Goal: In this exercise, return the whole listing exactly, excluding any images.

* begin *

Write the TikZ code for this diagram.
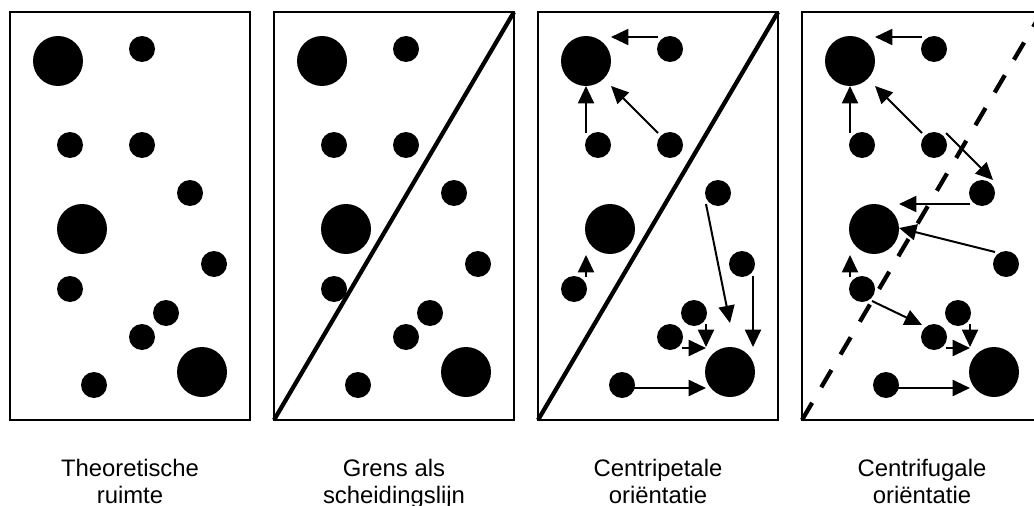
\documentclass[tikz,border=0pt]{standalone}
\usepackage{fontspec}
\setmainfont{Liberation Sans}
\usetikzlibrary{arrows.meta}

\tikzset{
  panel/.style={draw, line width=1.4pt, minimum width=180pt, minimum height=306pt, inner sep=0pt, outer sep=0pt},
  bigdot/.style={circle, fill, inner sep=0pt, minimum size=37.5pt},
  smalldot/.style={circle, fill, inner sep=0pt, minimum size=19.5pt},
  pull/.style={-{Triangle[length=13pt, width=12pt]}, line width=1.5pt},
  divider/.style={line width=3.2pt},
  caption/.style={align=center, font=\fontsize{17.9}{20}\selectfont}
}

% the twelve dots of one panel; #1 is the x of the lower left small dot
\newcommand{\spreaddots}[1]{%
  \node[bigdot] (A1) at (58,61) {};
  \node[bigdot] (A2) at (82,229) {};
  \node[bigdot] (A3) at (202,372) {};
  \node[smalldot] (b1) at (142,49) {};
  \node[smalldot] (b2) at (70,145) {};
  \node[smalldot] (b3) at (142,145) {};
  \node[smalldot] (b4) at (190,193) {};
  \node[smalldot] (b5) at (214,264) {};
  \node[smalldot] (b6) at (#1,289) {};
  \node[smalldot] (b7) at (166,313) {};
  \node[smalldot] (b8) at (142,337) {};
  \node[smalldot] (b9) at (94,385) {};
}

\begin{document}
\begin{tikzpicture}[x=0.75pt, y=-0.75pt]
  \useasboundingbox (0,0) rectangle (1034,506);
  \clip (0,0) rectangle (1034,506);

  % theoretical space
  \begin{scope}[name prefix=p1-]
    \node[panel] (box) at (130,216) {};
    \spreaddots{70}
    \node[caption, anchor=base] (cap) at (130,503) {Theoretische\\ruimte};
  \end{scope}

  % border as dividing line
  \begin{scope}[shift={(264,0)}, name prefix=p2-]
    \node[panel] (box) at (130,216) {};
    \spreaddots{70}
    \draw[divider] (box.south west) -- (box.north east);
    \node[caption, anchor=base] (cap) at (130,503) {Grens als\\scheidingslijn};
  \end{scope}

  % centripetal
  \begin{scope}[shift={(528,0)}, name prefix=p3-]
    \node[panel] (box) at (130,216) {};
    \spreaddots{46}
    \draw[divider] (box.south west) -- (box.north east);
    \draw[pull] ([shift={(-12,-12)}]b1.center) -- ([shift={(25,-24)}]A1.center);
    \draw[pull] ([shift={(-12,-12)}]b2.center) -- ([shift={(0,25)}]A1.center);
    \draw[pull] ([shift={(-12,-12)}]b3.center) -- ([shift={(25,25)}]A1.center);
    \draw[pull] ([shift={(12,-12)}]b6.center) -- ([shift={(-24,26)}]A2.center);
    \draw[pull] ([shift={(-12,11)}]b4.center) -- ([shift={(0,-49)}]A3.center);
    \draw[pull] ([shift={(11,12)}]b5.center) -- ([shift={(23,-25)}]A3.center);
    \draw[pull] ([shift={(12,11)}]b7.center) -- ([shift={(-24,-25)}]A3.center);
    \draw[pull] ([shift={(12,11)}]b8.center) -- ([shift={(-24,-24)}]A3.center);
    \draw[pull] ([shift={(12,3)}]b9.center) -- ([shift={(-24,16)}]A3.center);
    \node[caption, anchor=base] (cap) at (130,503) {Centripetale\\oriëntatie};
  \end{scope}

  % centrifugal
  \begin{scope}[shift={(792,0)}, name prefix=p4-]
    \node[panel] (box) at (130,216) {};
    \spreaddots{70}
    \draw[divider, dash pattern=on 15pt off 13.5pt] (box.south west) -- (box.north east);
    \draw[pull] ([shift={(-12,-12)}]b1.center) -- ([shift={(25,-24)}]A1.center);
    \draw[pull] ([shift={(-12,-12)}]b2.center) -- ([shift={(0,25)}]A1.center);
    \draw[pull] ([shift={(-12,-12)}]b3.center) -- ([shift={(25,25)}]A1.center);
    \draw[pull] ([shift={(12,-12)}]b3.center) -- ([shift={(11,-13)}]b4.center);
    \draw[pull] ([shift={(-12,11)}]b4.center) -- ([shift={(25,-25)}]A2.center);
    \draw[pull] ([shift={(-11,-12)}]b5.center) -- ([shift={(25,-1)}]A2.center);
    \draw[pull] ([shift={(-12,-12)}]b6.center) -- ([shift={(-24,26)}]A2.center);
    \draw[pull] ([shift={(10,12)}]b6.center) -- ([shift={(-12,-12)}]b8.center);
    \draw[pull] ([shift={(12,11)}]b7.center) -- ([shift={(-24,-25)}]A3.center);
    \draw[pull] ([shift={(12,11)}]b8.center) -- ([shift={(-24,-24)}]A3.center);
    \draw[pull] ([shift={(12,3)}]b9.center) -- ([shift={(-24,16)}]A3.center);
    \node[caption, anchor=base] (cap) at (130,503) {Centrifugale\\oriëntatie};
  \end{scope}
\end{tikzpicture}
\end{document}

* end *

Response to the task:
Write the TikZ code for this diagram.
\documentclass[tikz,border=0pt]{standalone}
\usepackage{fontspec}
\setmainfont{Liberation Sans}
\usetikzlibrary{arrows.meta}

\tikzset{
  panel/.style={draw, line width=1.4pt, minimum width=180pt, minimum height=306pt, inner sep=0pt, outer sep=0pt},
  bigdot/.style={circle, fill, inner sep=0pt, minimum size=37.5pt},
  smalldot/.style={circle, fill, inner sep=0pt, minimum size=19.5pt},
  pull/.style={-{Triangle[length=13pt, width=12pt]}, line width=1.5pt},
  divider/.style={line width=3.2pt},
  caption/.style={align=center, font=\fontsize{17.9}{20}\selectfont}
}

% the twelve dots of one panel; #1 is the x of the lower left small dot
\newcommand{\spreaddots}[1]{%
  \node[bigdot] (A1) at (58,61) {};
  \node[bigdot] (A2) at (82,229) {};
  \node[bigdot] (A3) at (202,372) {};
  \node[smalldot] (b1) at (142,49) {};
  \node[smalldot] (b2) at (70,145) {};
  \node[smalldot] (b3) at (142,145) {};
  \node[smalldot] (b4) at (190,193) {};
  \node[smalldot] (b5) at (214,264) {};
  \node[smalldot] (b6) at (#1,289) {};
  \node[smalldot] (b7) at (166,313) {};
  \node[smalldot] (b8) at (142,337) {};
  \node[smalldot] (b9) at (94,385) {};
}

\begin{document}
\begin{tikzpicture}[x=0.75pt, y=-0.75pt]
  \useasboundingbox (0,0) rectangle (1034,506);
  \clip (0,0) rectangle (1034,506);

  % theoretical space
  \begin{scope}[name prefix=p1-]
    \node[panel] (box) at (130,216) {};
    \spreaddots{70}
    \node[caption, anchor=base] (cap) at (130,503) {Theoretische\\ruimte};
  \end{scope}

  % border as dividing line
  \begin{scope}[shift={(264,0)}, name prefix=p2-]
    \node[panel] (box) at (130,216) {};
    \spreaddots{70}
    \draw[divider] (box.south west) -- (box.north east);
    \node[caption, anchor=base] (cap) at (130,503) {Grens als\\scheidingslijn};
  \end{scope}

  % centripetal
  \begin{scope}[shift={(528,0)}, name prefix=p3-]
    \node[panel] (box) at (130,216) {};
    \spreaddots{46}
    \draw[divider] (box.south west) -- (box.north east);
    \draw[pull] ([shift={(-12,-12)}]b1.center) -- ([shift={(25,-24)}]A1.center);
    \draw[pull] ([shift={(-12,-12)}]b2.center) -- ([shift={(0,25)}]A1.center);
    \draw[pull] ([shift={(-12,-12)}]b3.center) -- ([shift={(25,25)}]A1.center);
    \draw[pull] ([shift={(12,-12)}]b6.center) -- ([shift={(-24,26)}]A2.center);
    \draw[pull] ([shift={(-12,11)}]b4.center) -- ([shift={(0,-49)}]A3.center);
    \draw[pull] ([shift={(11,12)}]b5.center) -- ([shift={(23,-25)}]A3.center);
    \draw[pull] ([shift={(12,11)}]b7.center) -- ([shift={(-24,-25)}]A3.center);
    \draw[pull] ([shift={(12,11)}]b8.center) -- ([shift={(-24,-24)}]A3.center);
    \draw[pull] ([shift={(12,3)}]b9.center) -- ([shift={(-24,16)}]A3.center);
    \node[caption, anchor=base] (cap) at (130,503) {Centripetale\\oriëntatie};
  \end{scope}

  % centrifugal
  \begin{scope}[shift={(792,0)}, name prefix=p4-]
    \node[panel] (box) at (130,216) {};
    \spreaddots{70}
    \draw[divider, dash pattern=on 15pt off 13.5pt] (box.south west) -- (box.north east);
    \draw[pull] ([shift={(-12,-12)}]b1.center) -- ([shift={(25,-24)}]A1.center);
    \draw[pull] ([shift={(-12,-12)}]b2.center) -- ([shift={(0,25)}]A1.center);
    \draw[pull] ([shift={(-12,-12)}]b3.center) -- ([shift={(25,25)}]A1.center);
    \draw[pull] ([shift={(12,-12)}]b3.center) -- ([shift={(11,-13)}]b4.center);
    \draw[pull] ([shift={(-12,11)}]b4.center) -- ([shift={(25,-25)}]A2.center);
    \draw[pull] ([shift={(-11,-12)}]b5.center) -- ([shift={(25,-1)}]A2.center);
    \draw[pull] ([shift={(-12,-12)}]b6.center) -- ([shift={(-24,26)}]A2.center);
    \draw[pull] ([shift={(10,12)}]b6.center) -- ([shift={(-12,-12)}]b8.center);
    \draw[pull] ([shift={(12,11)}]b7.center) -- ([shift={(-24,-25)}]A3.center);
    \draw[pull] ([shift={(12,11)}]b8.center) -- ([shift={(-24,-24)}]A3.center);
    \draw[pull] ([shift={(12,3)}]b9.center) -- ([shift={(-24,16)}]A3.center);
    \node[caption, anchor=base] (cap) at (130,503) {Centrifugale\\oriëntatie};
  \end{scope}
\end{tikzpicture}
\end{document}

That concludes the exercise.